You’ll end up in the same spot as when you have one big, daunting goal. However, having tiny steps is much less overwhelming — you won’t talk yourself into giving up and say things like, “I’m never going to climb this. It’s never going to happen.” 

This is the agile way of building products and features. The visualization from Ross Harkness truly puts things into perspective for people who get caught up in such big goals. 

#5 – Wasted Time


Wasted Time

We can put this one in the same bucket as the shiny objects syndrome — people often say yes to things that they shouldn’t be doing instead of focusing on what matters. 

In reality, the things you should focus on usually only make up a tenth of your day.

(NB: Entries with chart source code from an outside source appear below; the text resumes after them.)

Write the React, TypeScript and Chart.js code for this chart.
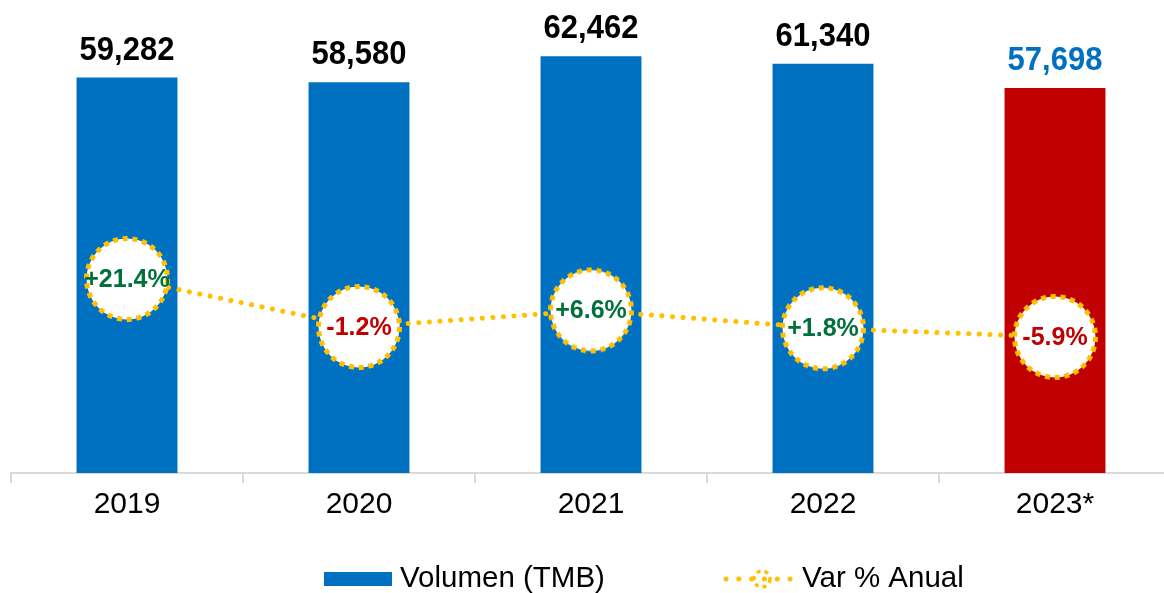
import React, { useEffect, useRef } from "react";
import { Chart, registerables } from "chart.js";

Chart.register(...registerables);

const years = ["2019", "2020", "2021", "2022", "2023*"];
const volumes = [59282, 58580, 62462, 61340, 57698];
const varPct = [21.4, -1.2, 6.6, -1.8, -5.9];
const varLabels = ["+21.4%", "-1.2%", "+6.6%", "+1.8%", "-5.9%"];
const barColors = ["#0070C0", "#0070C0", "#0070C0", "#0070C0", "#C00000"];
const valueLabelColors = ["#000000", "#000000", "#000000", "#000000", "#0070C0"];
const legendLabels = ["Volumen (TMB)", "Var % Anual"];

const FONT = "'Liberation Sans', Arial, sans-serif";
const GOLD = "#FFC000";
const GREEN = "#00703C";
const RED = "#C00000";

function makeCircle(size: number, r: number, lw: number, dash: number[]) {
  const c = document.createElement("canvas");
  c.width = size;
  c.height = size;
  const ctx = c.getContext("2d")!;
  ctx.beginPath();
  ctx.arc(size / 2, size / 2, r, 0, Math.PI * 2);
  ctx.fillStyle = "#ffffff";
  ctx.fill();
  ctx.setLineDash(dash);
  ctx.lineWidth = lw;
  ctx.strokeStyle = GOLD;
  ctx.stroke();
  return c;
}

export default function App() {
  const ref = useRef<HTMLCanvasElement | null>(null);

  useEffect(() => {
    document.body.style.overflow = "hidden";
    const circle = makeCircle(96, 40.5, 5, [5, 4.8]);

    const labelsPlugin = {
      id: "labelsPlugin",
      afterDatasetsDraw(chart: any) {
        const ctx = chart.ctx;
        const barMeta = chart.getDatasetMeta(0);
        const lineMeta = chart.getDatasetMeta(1);
        ctx.save();
        ctx.textAlign = "center";
        ctx.textBaseline = "alphabetic";
        ctx.font = `bold 31px ${FONT}`;
        barMeta.data.forEach((bar: any, i: number) => {
          ctx.fillStyle = valueLabelColors[i];
          ctx.save();
          ctx.translate(bar.x, bar.y - 18);
          ctx.scale(1, 1.06);
          ctx.fillText(volumes[i].toLocaleString("en-US"), 0, 0);
          ctx.restore();
        });
        ctx.font = `bold 25px ${FONT}`;
        ctx.textBaseline = "middle";
        lineMeta.data.forEach((pt: any, i: number) => {
          ctx.fillStyle = varLabels[i].startsWith("-") ? RED : GREEN;
          ctx.fillText(varLabels[i], pt.x, pt.y + 1);
        });
        ctx.restore();
      },
      afterDraw(chart: any) {
        const ctx = chart.ctx;
        const cx = 586;
        const y = 579;
        ctx.save();
        // bar legend
        ctx.fillStyle = "#0070C0";
        ctx.fillRect(cx - 262, y - 7, 68, 14);
        ctx.fillStyle = "#000";
        ctx.textBaseline = "alphabetic";
        ctx.textAlign = "left";
        ctx.font = `29.5px ${FONT}`;
        ctx.fillText(legendLabels[0], cx - 186, y + 8);
        // line legend
        ctx.strokeStyle = GOLD;
        ctx.lineWidth = 5;
        ctx.lineCap = "round";
        ctx.setLineDash([0.1, 12.7]);
        ctx.beginPath();
        ctx.moveTo(cx + 140, y);
        ctx.lineTo(cx + 206, y);
        ctx.stroke();
        ctx.lineCap = "butt";
        ctx.setLineDash([4, 4]);
        ctx.lineWidth = 3.5;
        ctx.beginPath();
        ctx.arc(cx + 176, y, 8, 0, Math.PI * 2);
        ctx.stroke();
        ctx.setLineDash([]);
        ctx.fillText(legendLabels[1], cx + 216, y + 8);
        ctx.restore();
      },
    };

    const chart = new Chart(ref.current!, {
      type: "bar",
      data: {
        labels: years,
        datasets: [
          {
            type: "bar",
            label: legendLabels[0],
            data: volumes,
            backgroundColor: barColors,
            barPercentage: 0.435,
            categoryPercentage: 1,
            yAxisID: "y",
            order: 1,
          },
          {
            type: "line",
            label: legendLabels[1],
            data: varPct,
            yAxisID: "y2",
            borderColor: GOLD,
            borderWidth: 5,
            borderDash: [0.1, 10.5],
            borderCapStyle: "round",
            pointStyle: circle as any,
            pointRadius: 42,
            fill: false,
            tension: 0,
            clip: false,
            order: 0,
          } as any,
        ],
      },
      options: {
        animation: false,
        responsive: true,
        maintainAspectRatio: false,
        layout: { autoPadding: false, padding: { left: 11, right: 1, top: 6, bottom: 0 } },
        plugins: {
          legend: { display: false },
          tooltip: { enabled: false },
        },
        scales: {
          x: {
            grid: {
              display: true,
              offset: true,
              drawOnChartArea: false,
              drawTicks: true,
              tickLength: 10,
              color: "#D9D9D9",
              lineWidth: 2,
            },
            border: { display: true, color: "#D9D9D9", width: 2 },
            ticks: {
              color: "#000",
              font: { family: FONT, size: 30 },
              padding: 4,
            },
            afterFit: (scale: any) => {
              scale.height = 120;
            },
          },
          y: { display: false, min: 0, max: 70000 },
          y2: { display: false, min: -70, max: 150 },
        },
      },
      plugins: [labelsPlugin],
    } as any);
    return () => chart.destroy();
  }, []);

  return (
    <div style={{ position: "fixed", left: 0, top: 0, width: 1172, height: 593 }}>
      <canvas ref={ref} />
    </div>
  );
}
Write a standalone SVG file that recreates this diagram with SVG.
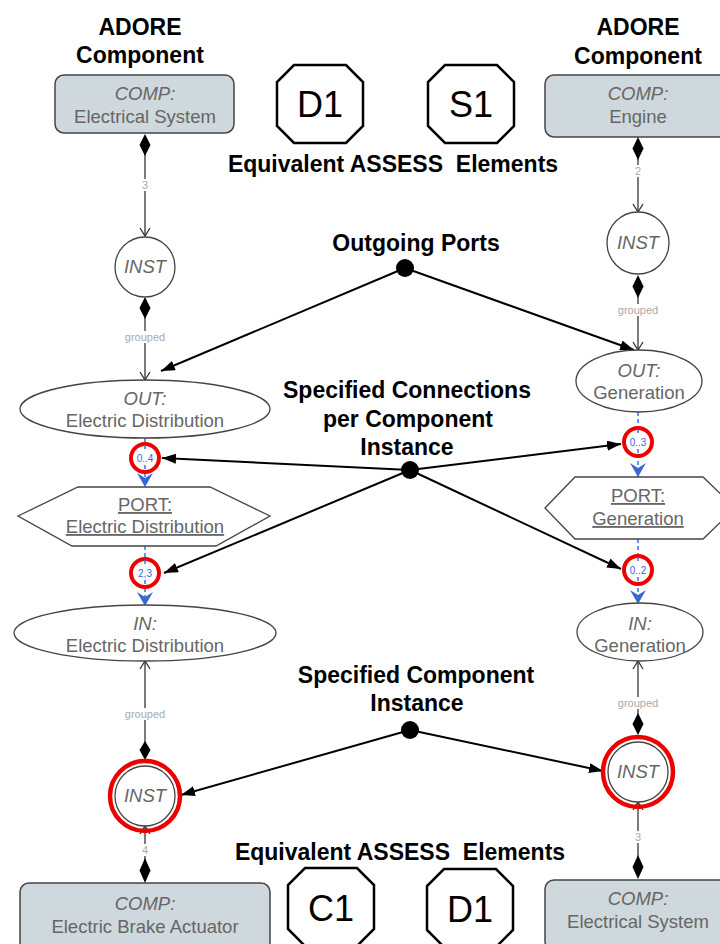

Taking on tasks that shouldn’t be on your plate can be frustrating. Your team will have competing priorities around security, features, and different clients. 

This will only result in more noise. It will make development and roadmaps more difficult. You end up with wasted time.

The solution: be clear about who you want to deliver for and what you want to deliver. This drives your business forward — you’ll know who your clients are and what’s best for them. 

Have a clear vision and break it into small steps. Do what you have to do, and don’t waste time. Time is precious; we don’t want to waste too much time because we don’t have much of it. 

#6 – Failure is Part of Success


Failure is Part of Success

This one may sound cliche to some, but it’s true. 

Essentially, you’re going to fail 100 times before you succeed once. That’s true in every part of life and even truer in software development. 

The great thing about software development is that you can keep iterating. You can fail multiple times if that’s necessary to deliver one great product. 

Compare that to a car manufacturer who generally releases one model per year. Their iteration gaps are farther apart. If they make a mistake, the consequences are more serious. 

Meanwhile, software companies can deliver something and see if it’s successful. They can keep working, failing, and going for success. Eventually, they get there. 

In other words: don’t let mistakes stop you from achieving your goals. 

#7 – Every “No” is a Step Closer to a “Yes”


Every “No” is a Step Closer to a “Yes”

Just like every failure is a step closer to success, every no is a step closer to a yes. 

This is true for sales more than anything else. You have to knock on doors to find the “yes” behind them. You never know which customer will open their doors to you if you don’t knock. 

Keep asking. If you don’t ask, you won’t get the right answer. 

#8 – What They See is Far from Reality


What They See is Far from Reality

Here’s a question: what is overnight success? 

People may think about a 30-year-old business owner who sells his business for $400 million, becoming a multi-millionaire overnight. 

But in reality, overnight success is an ongoing journey. 

Think of it this way: a person starts a business and sees success. Everything’s going great. Then, for whatever reason, their venture suddenly goes off a cliff. 

But this doesn’t stop the person from working.

They start another business. It performs well, and they keep working on it until it reaches the same level of success as their previous business.  

I say it takes 10 years to make an overnight success, and this photo illustrates that truly well. 

The Bottom Line

Software is one of those things that have a great compounding effect. Once you get your product out in the market, it will keep running and you can keep building it. 

You have to be consistent in this field. Keep moving forward and going in the right direction. The pictures above illustrate these principles well, and I hope they’ve been helpful to you.